- [EXERCISE GOAL]:
Leave out the pictures, and write out exactly the lines from the beginning of the material to the line holding "import pandas as pd", that line included, and nothing else.

- [DATA LINES]:
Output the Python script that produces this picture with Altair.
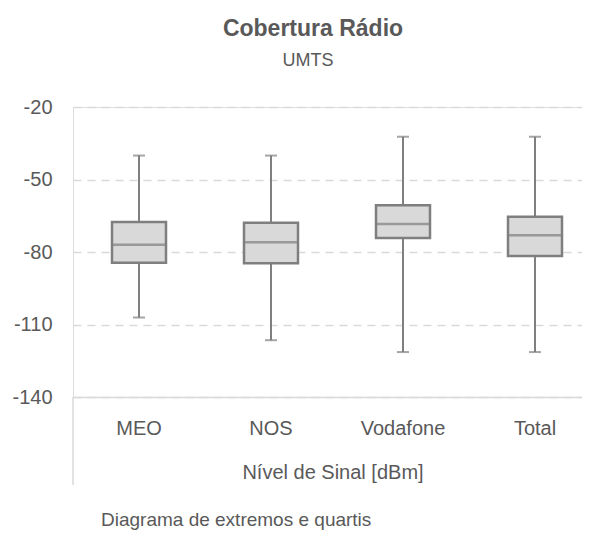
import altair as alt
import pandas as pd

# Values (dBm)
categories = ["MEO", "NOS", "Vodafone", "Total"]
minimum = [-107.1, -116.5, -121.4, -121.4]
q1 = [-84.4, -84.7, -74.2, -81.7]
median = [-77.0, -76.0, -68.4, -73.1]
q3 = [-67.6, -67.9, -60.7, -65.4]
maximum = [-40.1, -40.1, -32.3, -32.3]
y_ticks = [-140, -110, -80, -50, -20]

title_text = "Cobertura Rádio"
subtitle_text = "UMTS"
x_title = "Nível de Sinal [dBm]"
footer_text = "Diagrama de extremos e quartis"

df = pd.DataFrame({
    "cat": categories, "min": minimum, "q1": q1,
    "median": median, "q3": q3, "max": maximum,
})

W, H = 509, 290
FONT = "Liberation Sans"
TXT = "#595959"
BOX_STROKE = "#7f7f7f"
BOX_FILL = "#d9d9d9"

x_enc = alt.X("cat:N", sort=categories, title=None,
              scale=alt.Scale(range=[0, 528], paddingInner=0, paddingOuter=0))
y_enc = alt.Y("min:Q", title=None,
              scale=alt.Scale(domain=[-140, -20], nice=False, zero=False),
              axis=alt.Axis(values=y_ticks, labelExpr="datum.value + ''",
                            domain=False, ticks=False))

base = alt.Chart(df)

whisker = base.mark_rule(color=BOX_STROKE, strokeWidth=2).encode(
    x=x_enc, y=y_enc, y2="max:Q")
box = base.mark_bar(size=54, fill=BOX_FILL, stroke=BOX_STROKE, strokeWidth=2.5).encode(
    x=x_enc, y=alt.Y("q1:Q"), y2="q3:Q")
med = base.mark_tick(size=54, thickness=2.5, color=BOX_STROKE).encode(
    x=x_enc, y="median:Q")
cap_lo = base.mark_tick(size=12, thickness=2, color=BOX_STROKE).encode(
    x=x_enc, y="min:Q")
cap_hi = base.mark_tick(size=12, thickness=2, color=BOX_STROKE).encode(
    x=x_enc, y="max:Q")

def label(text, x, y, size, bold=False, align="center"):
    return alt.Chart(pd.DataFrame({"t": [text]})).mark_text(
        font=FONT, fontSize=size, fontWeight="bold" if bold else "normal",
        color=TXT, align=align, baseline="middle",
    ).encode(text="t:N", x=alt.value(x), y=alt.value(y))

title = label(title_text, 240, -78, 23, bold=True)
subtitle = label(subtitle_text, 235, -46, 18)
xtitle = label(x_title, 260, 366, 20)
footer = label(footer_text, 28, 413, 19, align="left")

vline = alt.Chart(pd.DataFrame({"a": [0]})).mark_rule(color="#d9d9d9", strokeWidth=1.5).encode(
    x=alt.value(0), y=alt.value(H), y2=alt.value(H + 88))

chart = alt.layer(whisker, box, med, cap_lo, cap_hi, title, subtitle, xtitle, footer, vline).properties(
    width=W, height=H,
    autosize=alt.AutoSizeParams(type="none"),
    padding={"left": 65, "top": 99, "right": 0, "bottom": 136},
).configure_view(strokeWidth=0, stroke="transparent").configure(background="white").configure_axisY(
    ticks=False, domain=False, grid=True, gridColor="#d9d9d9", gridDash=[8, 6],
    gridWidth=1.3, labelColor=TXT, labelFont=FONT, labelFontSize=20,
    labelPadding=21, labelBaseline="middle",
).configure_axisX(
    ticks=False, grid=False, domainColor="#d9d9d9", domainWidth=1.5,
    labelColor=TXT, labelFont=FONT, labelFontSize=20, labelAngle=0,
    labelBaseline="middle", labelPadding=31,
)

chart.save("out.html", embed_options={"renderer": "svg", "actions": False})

- [RESPONSE]:
Output the Python script that produces this picture with Altair.
import altair as alt
import pandas as pd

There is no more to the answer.